■ **Stated exercise**:
Copy every entry exactly as given, minus the images.

>> Start Records provided

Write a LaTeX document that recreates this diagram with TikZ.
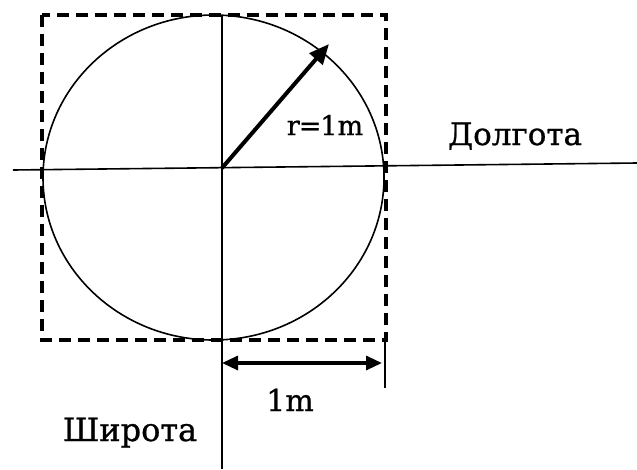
\documentclass[tikz,border=0pt]{standalone}
\usepackage{fontspec}
\setmainfont{DejaVu Serif}
\newfontfamily\lblfont{DejaVu Serif}[FakeBold=0.8]
\usetikzlibrary{arrows.meta}
\begin{document}
\begin{tikzpicture}[x=1pt,y=-1pt,
  thinline/.style={line width=1.6pt,black},
  dashbox/.style={line width=3.6pt,black,dash pattern=on 12pt off 7pt},
  bigarrow/.style={line width=4pt,-{Triangle[length=20pt,width=17pt]}},
  dimarrow/.style={line width=3.2pt,{Triangle[length=16pt,width=14pt]}-{Triangle[length=16pt,width=14pt]}},
  lbl/.style={inner sep=0pt,anchor=base}]
\useasboundingbox (0,0) rectangle (637,469);
\draw[dashbox] (42,15) rectangle (386,340);
\draw[thinline] (213.5,177.5) ellipse [x radius=170.5, y radius=162.5];
\coordinate (O) at (222,168);
\coordinate (HL) at (13,170);
\coordinate (HR) at (637,163);
\coordinate (VT) at (222,15);
\coordinate (VB) at (222,469);
\coordinate (R) at (329,44);
\coordinate (TT) at (385,340);
\coordinate (TB) at (385,388);
\coordinate (DL) at (222,363);
\coordinate (DR) at (382,363);
\draw[thinline] (HL) -- (HR);
\draw[thinline] (VT) -- (VB);
\draw[thinline] (TT) -- (TB);
\draw[bigarrow] (O) -- (R);
\draw[dimarrow] (DL) -- (DR);
\node[lbl,font=\lblfont\fontsize{27}{31}\selectfont] (rl) at (325,135) {r\kern-1pt=\kern-1pt1m};
\node[lbl,font=\lblfont\fontsize{31}{35}\selectfont] (dl) at (515,145) {Долгота};
\node[lbl,font=\lblfont\fontsize{30}{34}\selectfont] (ml) at (290,411) {1m};
\node[lbl,font=\lblfont\fontsize{32}{36}\selectfont] (sh) at (130,441) {Широта};
\end{tikzpicture}
\end{document}
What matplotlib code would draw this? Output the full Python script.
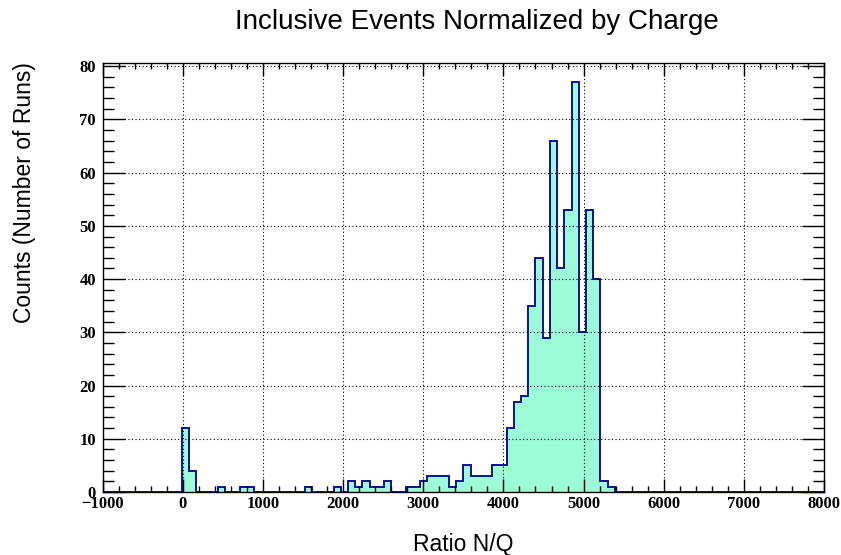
import numpy as np
import matplotlib
matplotlib.use("Agg")
import matplotlib.pyplot as plt
from matplotlib.ticker import MultipleLocator

# -----------------------------
# Histogram data: 100 bins from -1000 to 8000
# -----------------------------
x_min = -1000
x_max = 8000
n_bins = 100

counts = [
    0, 0, 0, 0, 0, 0, 0, 0, 0, 0,
    0, 12, 4, 0, 0, 0, 1, 0, 0, 1,
    1, 0, 0, 0, 0, 0, 0, 0, 1, 0,
    0, 0, 1, 0, 2, 1, 2, 1, 1, 2,
    0, 0, 1, 1, 2, 3, 3, 3, 1, 2,
    5, 3, 3, 3, 5, 5, 12, 17, 18, 35,
    44, 29, 66, 42, 53, 77, 30, 53, 40, 2,
    1, 0, 0, 0, 0, 0, 0, 0, 0, 0,
    0, 0, 0, 0, 0, 0, 0, 0, 0, 0,
    0, 0, 0, 0, 0, 0, 0, 0, 0, 0,
]

title = "Inclusive Events Normalized by Charge"
x_label = "Ratio N/Q"
y_label = "Counts (Number of Runs)"

edges = np.linspace(x_min, x_max, n_bins + 1)

fill_color = "#9cfcd8"
line_color = "#101099"

# -----------------------------
# Figure
# -----------------------------
W, H = 841, 555
fig = plt.figure(figsize=(W / 100, H / 100), dpi=100)
ax_left, ax_right, ax_top, ax_bottom = 102.7, 824.0, 63.3, 492.0
ax = fig.add_axes([ax_left / W, 1 - ax_bottom / H,
                   (ax_right - ax_left) / W, (ax_bottom - ax_top) / H])

ax.stairs(counts, edges, fill=True, color=fill_color, zorder=1)
ax.stairs(counts, edges, color=line_color, linewidth=1.4, baseline=0, zorder=1.2)

ax.set_xlim(x_min, x_max)
ax.set_ylim(0, max(counts) * 1.046)

ax.xaxis.set_major_locator(MultipleLocator(1000))
ax.xaxis.set_minor_locator(MultipleLocator(200))
ax.yaxis.set_major_locator(MultipleLocator(10))
ax.yaxis.set_minor_locator(MultipleLocator(2))

ax.grid(True, which="major", color="black", linestyle=(0, (1, 2.2)), linewidth=0.8)

ax.tick_params(axis="both", which="both", direction="in", top=True, right=True,
               width=1.0, color="black")
ax.tick_params(axis="x", which="major", length=9.3, pad=3)
ax.tick_params(axis="x", which="minor", length=4.6)
ax.tick_params(axis="y", which="major", length=15.5, pad=5)
ax.tick_params(axis="y", which="minor", length=7.8)

for lab in ax.get_xticklabels() + ax.get_yticklabels():
    lab.set_fontfamily("Liberation Serif")
    lab.set_fontweight("bold")
    lab.set_fontsize(12)

for sp in ax.spines.values():
    sp.set_linewidth(1.0)
    sp.set_zorder(3)

# -----------------------------
# Titles
# -----------------------------
fig.text(477 / W, 1 - 22 / H, title, ha="center", va="center",
         fontfamily="Liberation Sans", fontsize=20)
fig.text(463 / W, 1 - 545 / H, x_label, ha="center", va="center",
         fontfamily="Liberation Sans", fontsize=16.5)
fig.text(25 / W, 1 - 193 / H, y_label, ha="center", va="center", rotation=90,
         fontfamily="Liberation Sans", fontsize=16.5)

fig.savefig("out.png", dpi=100)
plt.close(fig)
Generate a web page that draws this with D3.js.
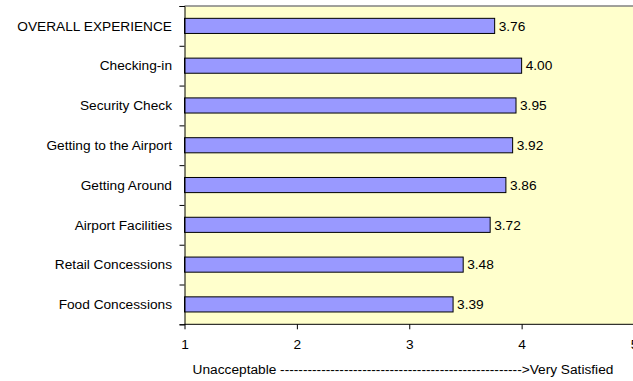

>> End Records provided

■ **Solved problem**:
Write a LaTeX document that recreates this diagram with TikZ.
\documentclass[tikz,border=0pt]{standalone}
\usepackage{fontspec}
\setmainfont{DejaVu Serif}
\newfontfamily\lblfont{DejaVu Serif}[FakeBold=0.8]
\usetikzlibrary{arrows.meta}
\begin{document}
\begin{tikzpicture}[x=1pt,y=-1pt,
  thinline/.style={line width=1.6pt,black},
  dashbox/.style={line width=3.6pt,black,dash pattern=on 12pt off 7pt},
  bigarrow/.style={line width=4pt,-{Triangle[length=20pt,width=17pt]}},
  dimarrow/.style={line width=3.2pt,{Triangle[length=16pt,width=14pt]}-{Triangle[length=16pt,width=14pt]}},
  lbl/.style={inner sep=0pt,anchor=base}]
\useasboundingbox (0,0) rectangle (637,469);
\draw[dashbox] (42,15) rectangle (386,340);
\draw[thinline] (213.5,177.5) ellipse [x radius=170.5, y radius=162.5];
\coordinate (O) at (222,168);
\coordinate (HL) at (13,170);
\coordinate (HR) at (637,163);
\coordinate (VT) at (222,15);
\coordinate (VB) at (222,469);
\coordinate (R) at (329,44);
\coordinate (TT) at (385,340);
\coordinate (TB) at (385,388);
\coordinate (DL) at (222,363);
\coordinate (DR) at (382,363);
\draw[thinline] (HL) -- (HR);
\draw[thinline] (VT) -- (VB);
\draw[thinline] (TT) -- (TB);
\draw[bigarrow] (O) -- (R);
\draw[dimarrow] (DL) -- (DR);
\node[lbl,font=\lblfont\fontsize{27}{31}\selectfont] (rl) at (325,135) {r\kern-1pt=\kern-1pt1m};
\node[lbl,font=\lblfont\fontsize{31}{35}\selectfont] (dl) at (515,145) {Долгота};
\node[lbl,font=\lblfont\fontsize{30}{34}\selectfont] (ml) at (290,411) {1m};
\node[lbl,font=\lblfont\fontsize{32}{36}\selectfont] (sh) at (130,441) {Широта};
\end{tikzpicture}
\end{document}
What matplotlib code would draw this? Output the full Python script.
import numpy as np
import matplotlib
matplotlib.use("Agg")
import matplotlib.pyplot as plt
from matplotlib.ticker import MultipleLocator

# -----------------------------
# Histogram data: 100 bins from -1000 to 8000
# -----------------------------
x_min = -1000
x_max = 8000
n_bins = 100

counts = [
    0, 0, 0, 0, 0, 0, 0, 0, 0, 0,
    0, 12, 4, 0, 0, 0, 1, 0, 0, 1,
    1, 0, 0, 0, 0, 0, 0, 0, 1, 0,
    0, 0, 1, 0, 2, 1, 2, 1, 1, 2,
    0, 0, 1, 1, 2, 3, 3, 3, 1, 2,
    5, 3, 3, 3, 5, 5, 12, 17, 18, 35,
    44, 29, 66, 42, 53, 77, 30, 53, 40, 2,
    1, 0, 0, 0, 0, 0, 0, 0, 0, 0,
    0, 0, 0, 0, 0, 0, 0, 0, 0, 0,
    0, 0, 0, 0, 0, 0, 0, 0, 0, 0,
]

title = "Inclusive Events Normalized by Charge"
x_label = "Ratio N/Q"
y_label = "Counts (Number of Runs)"

edges = np.linspace(x_min, x_max, n_bins + 1)

fill_color = "#9cfcd8"
line_color = "#101099"

# -----------------------------
# Figure
# -----------------------------
W, H = 841, 555
fig = plt.figure(figsize=(W / 100, H / 100), dpi=100)
ax_left, ax_right, ax_top, ax_bottom = 102.7, 824.0, 63.3, 492.0
ax = fig.add_axes([ax_left / W, 1 - ax_bottom / H,
                   (ax_right - ax_left) / W, (ax_bottom - ax_top) / H])

ax.stairs(counts, edges, fill=True, color=fill_color, zorder=1)
ax.stairs(counts, edges, color=line_color, linewidth=1.4, baseline=0, zorder=1.2)

ax.set_xlim(x_min, x_max)
ax.set_ylim(0, max(counts) * 1.046)

ax.xaxis.set_major_locator(MultipleLocator(1000))
ax.xaxis.set_minor_locator(MultipleLocator(200))
ax.yaxis.set_major_locator(MultipleLocator(10))
ax.yaxis.set_minor_locator(MultipleLocator(2))

ax.grid(True, which="major", color="black", linestyle=(0, (1, 2.2)), linewidth=0.8)

ax.tick_params(axis="both", which="both", direction="in", top=True, right=True,
               width=1.0, color="black")
ax.tick_params(axis="x", which="major", length=9.3, pad=3)
ax.tick_params(axis="x", which="minor", length=4.6)
ax.tick_params(axis="y", which="major", length=15.5, pad=5)
ax.tick_params(axis="y", which="minor", length=7.8)

for lab in ax.get_xticklabels() + ax.get_yticklabels():
    lab.set_fontfamily("Liberation Serif")
    lab.set_fontweight("bold")
    lab.set_fontsize(12)

for sp in ax.spines.values():
    sp.set_linewidth(1.0)
    sp.set_zorder(3)

# -----------------------------
# Titles
# -----------------------------
fig.text(477 / W, 1 - 22 / H, title, ha="center", va="center",
         fontfamily="Liberation Sans", fontsize=20)
fig.text(463 / W, 1 - 545 / H, x_label, ha="center", va="center",
         fontfamily="Liberation Sans", fontsize=16.5)
fig.text(25 / W, 1 - 193 / H, y_label, ha="center", va="center", rotation=90,
         fontfamily="Liberation Sans", fontsize=16.5)

fig.savefig("out.png", dpi=100)
plt.close(fig)
Generate a web page that draws this with D3.js.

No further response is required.